DBCA's Biodiversity and Conservation Science division has a key role in monitoring, evaluating and reporting on the environmental health of the Swan Canning Estuary and its catchment.
Environmental monitoring is focused on water quality and biological indicators including fish and seagrass.
What we do
- develop an understanding of waterway function
- track trends
- measure compliance against management targets
- monitor the extent and severity of low oxygen and algal blooms
- report changing conditions to the community
- inform catchment models
- guide management decisions and incident response
- determine the effectiveness of estuary and catchment management measures
The weekly Microalgae Activity Report (MAR) provides information on microalgae activity levels, the probability of discoloration and/or scum formation, and potential warnings. This is based on data collected at 20 routine monitoring sites throughout the Swan Canning river system. Concentrations of chlorophyll-a, a plant pigment, are used to estimate microalgal activity.
This week's Microalgae Activity Report
Week starting: Monday 20th March 2023 (next update scheduled for 30th March 2023)
Microalgae activity was high at Woodbidge in the Swan, and between Shelley and Langford in the Canning this week.
The bloom of the paralytic shellfish toxin-producing alga Alexandrium that was previously evident in the Swan River between Matilda Bay and East Perth now predominantly located between East Perth and Maylands. As an on-going precaution:
- People are reminded of permanent Department of Health advice not to eat shellfish (mussels, other bivalves and gastropods) caught in the river system. Commercial shellfish are not impacted.

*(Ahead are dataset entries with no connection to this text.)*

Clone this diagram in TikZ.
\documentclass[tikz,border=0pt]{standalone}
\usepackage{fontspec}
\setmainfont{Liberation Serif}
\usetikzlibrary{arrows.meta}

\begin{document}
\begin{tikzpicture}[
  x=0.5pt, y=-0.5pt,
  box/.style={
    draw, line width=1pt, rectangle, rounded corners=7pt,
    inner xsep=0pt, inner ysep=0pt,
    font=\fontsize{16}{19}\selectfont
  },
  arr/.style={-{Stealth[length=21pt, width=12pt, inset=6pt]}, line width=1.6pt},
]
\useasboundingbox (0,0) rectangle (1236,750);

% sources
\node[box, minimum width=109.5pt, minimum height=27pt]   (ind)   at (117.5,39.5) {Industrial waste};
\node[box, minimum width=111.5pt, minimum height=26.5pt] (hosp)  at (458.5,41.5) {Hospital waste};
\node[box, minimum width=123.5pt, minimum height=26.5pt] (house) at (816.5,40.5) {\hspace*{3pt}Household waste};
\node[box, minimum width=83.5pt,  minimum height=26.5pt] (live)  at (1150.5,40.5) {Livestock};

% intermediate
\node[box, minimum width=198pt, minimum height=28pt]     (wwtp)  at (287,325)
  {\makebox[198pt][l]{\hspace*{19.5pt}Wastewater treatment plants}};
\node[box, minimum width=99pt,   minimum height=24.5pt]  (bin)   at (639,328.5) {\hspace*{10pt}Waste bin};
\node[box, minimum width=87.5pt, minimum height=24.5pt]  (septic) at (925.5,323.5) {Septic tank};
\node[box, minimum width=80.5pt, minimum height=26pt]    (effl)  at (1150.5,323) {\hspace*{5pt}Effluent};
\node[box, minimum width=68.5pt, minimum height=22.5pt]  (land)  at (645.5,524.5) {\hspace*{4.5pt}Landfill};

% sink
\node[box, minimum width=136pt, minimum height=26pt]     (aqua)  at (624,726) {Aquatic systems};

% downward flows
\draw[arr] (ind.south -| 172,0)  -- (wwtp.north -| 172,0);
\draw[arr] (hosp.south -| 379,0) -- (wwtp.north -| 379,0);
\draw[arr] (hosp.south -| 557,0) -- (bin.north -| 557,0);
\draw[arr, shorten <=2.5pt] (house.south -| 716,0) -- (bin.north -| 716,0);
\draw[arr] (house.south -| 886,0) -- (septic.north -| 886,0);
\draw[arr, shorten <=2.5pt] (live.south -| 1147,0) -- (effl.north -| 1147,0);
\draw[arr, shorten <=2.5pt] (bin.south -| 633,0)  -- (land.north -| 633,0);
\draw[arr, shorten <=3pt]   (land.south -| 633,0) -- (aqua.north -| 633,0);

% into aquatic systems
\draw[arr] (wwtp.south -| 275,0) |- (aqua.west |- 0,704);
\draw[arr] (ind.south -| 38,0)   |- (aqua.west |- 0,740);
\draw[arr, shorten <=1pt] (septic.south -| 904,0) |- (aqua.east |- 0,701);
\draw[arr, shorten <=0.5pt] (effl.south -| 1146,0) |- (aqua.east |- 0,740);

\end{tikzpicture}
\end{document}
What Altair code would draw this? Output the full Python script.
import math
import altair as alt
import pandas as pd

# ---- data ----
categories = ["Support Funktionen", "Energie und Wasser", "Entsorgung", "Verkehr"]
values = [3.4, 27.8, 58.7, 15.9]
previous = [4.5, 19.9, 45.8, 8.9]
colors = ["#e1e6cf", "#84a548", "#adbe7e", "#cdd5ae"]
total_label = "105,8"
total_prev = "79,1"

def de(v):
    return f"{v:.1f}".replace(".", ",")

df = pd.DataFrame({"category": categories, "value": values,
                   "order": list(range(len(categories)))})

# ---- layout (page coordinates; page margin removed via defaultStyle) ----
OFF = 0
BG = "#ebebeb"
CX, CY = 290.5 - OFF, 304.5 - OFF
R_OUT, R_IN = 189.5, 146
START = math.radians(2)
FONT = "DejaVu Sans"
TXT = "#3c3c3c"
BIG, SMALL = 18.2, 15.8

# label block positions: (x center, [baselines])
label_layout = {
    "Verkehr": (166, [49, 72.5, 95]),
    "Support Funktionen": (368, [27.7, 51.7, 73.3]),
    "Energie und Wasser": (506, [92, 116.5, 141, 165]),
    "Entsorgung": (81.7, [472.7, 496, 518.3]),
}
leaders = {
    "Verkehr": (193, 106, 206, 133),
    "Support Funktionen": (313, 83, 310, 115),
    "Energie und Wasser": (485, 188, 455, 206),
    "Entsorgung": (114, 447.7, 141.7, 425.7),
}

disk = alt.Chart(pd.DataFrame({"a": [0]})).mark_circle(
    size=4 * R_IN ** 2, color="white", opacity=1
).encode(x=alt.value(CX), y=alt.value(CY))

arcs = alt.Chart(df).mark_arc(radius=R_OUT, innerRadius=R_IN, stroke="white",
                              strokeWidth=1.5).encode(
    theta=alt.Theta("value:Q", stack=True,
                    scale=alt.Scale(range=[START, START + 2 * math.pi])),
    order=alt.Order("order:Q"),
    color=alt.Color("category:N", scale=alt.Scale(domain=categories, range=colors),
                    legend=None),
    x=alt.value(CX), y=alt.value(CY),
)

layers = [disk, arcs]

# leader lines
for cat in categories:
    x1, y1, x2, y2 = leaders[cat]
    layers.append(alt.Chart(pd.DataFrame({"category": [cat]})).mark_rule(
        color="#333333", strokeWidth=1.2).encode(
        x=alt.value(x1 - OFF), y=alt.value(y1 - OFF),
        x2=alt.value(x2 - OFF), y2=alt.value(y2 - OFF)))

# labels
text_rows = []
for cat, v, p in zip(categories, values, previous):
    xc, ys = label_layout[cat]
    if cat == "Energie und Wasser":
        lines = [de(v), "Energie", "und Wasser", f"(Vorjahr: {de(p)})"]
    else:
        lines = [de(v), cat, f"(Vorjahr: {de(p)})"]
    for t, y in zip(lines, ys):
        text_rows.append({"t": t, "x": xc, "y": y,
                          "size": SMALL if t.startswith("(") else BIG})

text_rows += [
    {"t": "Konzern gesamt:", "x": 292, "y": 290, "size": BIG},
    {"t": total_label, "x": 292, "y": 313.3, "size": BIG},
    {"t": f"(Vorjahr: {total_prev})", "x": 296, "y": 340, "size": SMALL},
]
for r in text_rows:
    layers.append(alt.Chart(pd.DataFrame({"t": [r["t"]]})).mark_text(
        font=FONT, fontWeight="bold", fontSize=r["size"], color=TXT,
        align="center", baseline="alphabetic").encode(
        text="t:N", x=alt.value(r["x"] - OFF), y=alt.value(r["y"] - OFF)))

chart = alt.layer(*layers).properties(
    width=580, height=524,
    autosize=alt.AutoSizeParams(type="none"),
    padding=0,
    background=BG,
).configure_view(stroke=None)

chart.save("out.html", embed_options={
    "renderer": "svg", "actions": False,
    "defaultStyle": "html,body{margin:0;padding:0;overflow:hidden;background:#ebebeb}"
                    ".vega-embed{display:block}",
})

- Eating affected crabs and mussels may be dangerous, and in extreme cases, fatal. To ensure your blue swimmers are Alexandrium-free, remove the head, guts (mustard) and gills before freezing, cooking or eating them. Cooking whole crabs does not destroy the toxins and could potentially spread the toxin from crab guts into the flesh or broth. Freezing whole crabs could result in PSTs spreading to the flesh during thawing.
- And remember - you still have to land and transport blue swimmers home as whole crabs, unless you plan to eat them immediately.
- You can report pollution and other events in the Swan Canning Riverpark, such as injured animals, algal blooms and other environmental concerns, to DBCA's Riverpark Duty Officer on 9278-0981.
Fish responsibly - dolphins, particularly calves, can get tangled in fishing line. Please collect and responsibly dispose of unwanted fishing line.
|Low levels of microalgae with no likely visible impact||Possibility of discolouration and/or scum formation||High probability of discolouration and/or scum formation||Presence of species potentially harmful to aquatic life, OR human health requiring public advice|
|Chlorophyll-a (µg/L)||< 4||4 - 10||> 10||N/A|
Routine water quality monitoring
Water quality monitoring occurs on a weekly basis in the Swan Canning Estuary and fortnightly in its catchment.
Parameters collected include salinity, temperature, dissolved oxygen, nutrients and phytoplankton.
Water quality reports (or profiles) are prepared weekly to share information on waterway conditions. The most recent reports are available for download at the bottom of this page. Weekly reports produced in 2022 are also available to download.
Weekly water quality reports produced before 2022 are available by emailing DBCA: email@example.com.
Current algal bloom warning information is also available.
More water quality reports are available on the Parks and Wildlife Service website:
Monitoring and evaluating fish communities
In collaboration with Murdoch University, DBCA reports annually on fish communities as an indicator of the condition of the Swan Canning Estuary. Since 2012, fish communities have been monitored in summer and autumn at six nearshore and six offshore sites in the upper, middle and lower Swan, as well as in the lower Canning.
The latest (2022 and 2021) reports are available for download at the bottom of this page. Historic reports are available on the Parks and Wildlife Service website. Sampling for the next report will begin in early 2023.
Seagrass health and distribution
Seagrasses are some of the most productive organisms in the world. Productivity rates can be twice that of forests. There are three main species of seagrass in the Swan Canning Riverpark, with paddleweed (Halophila ovalis) the dominant species. They play a role in maintaining oxygen levels at the sediment/water interface, support diverse and productive faunal assemblages and are an important food source for animals such as WA’s iconic black swan. Since 2011, seagrass has been monitored annually between November and March at six locations. Historic reports are available on the Parks and Wildlife Service website. A five-year report on seagrass condition is being compiled.
DBCA investigates the type, distribution, and concentration of non-nutrient contamination in the Swan Canning Estuary. Non-nutrient contaminants include metals, per- and poly-fluoroalkyl substances (PFAS), pesticides, petroleum hydrocarbons and polychlorinated biphenyls. These are typically the result of historic and current agricultural, urban and industrial activities. They can enter the Swan Canning Estuary system through drains, tributaries, groundwater, in-river activities such as recreational boating and the disturbance of acid sulphate soils. The most recently released reports on contaminants are available for download at the bottom of this page. Historic reports are available on the Parks and Wildlife Service website.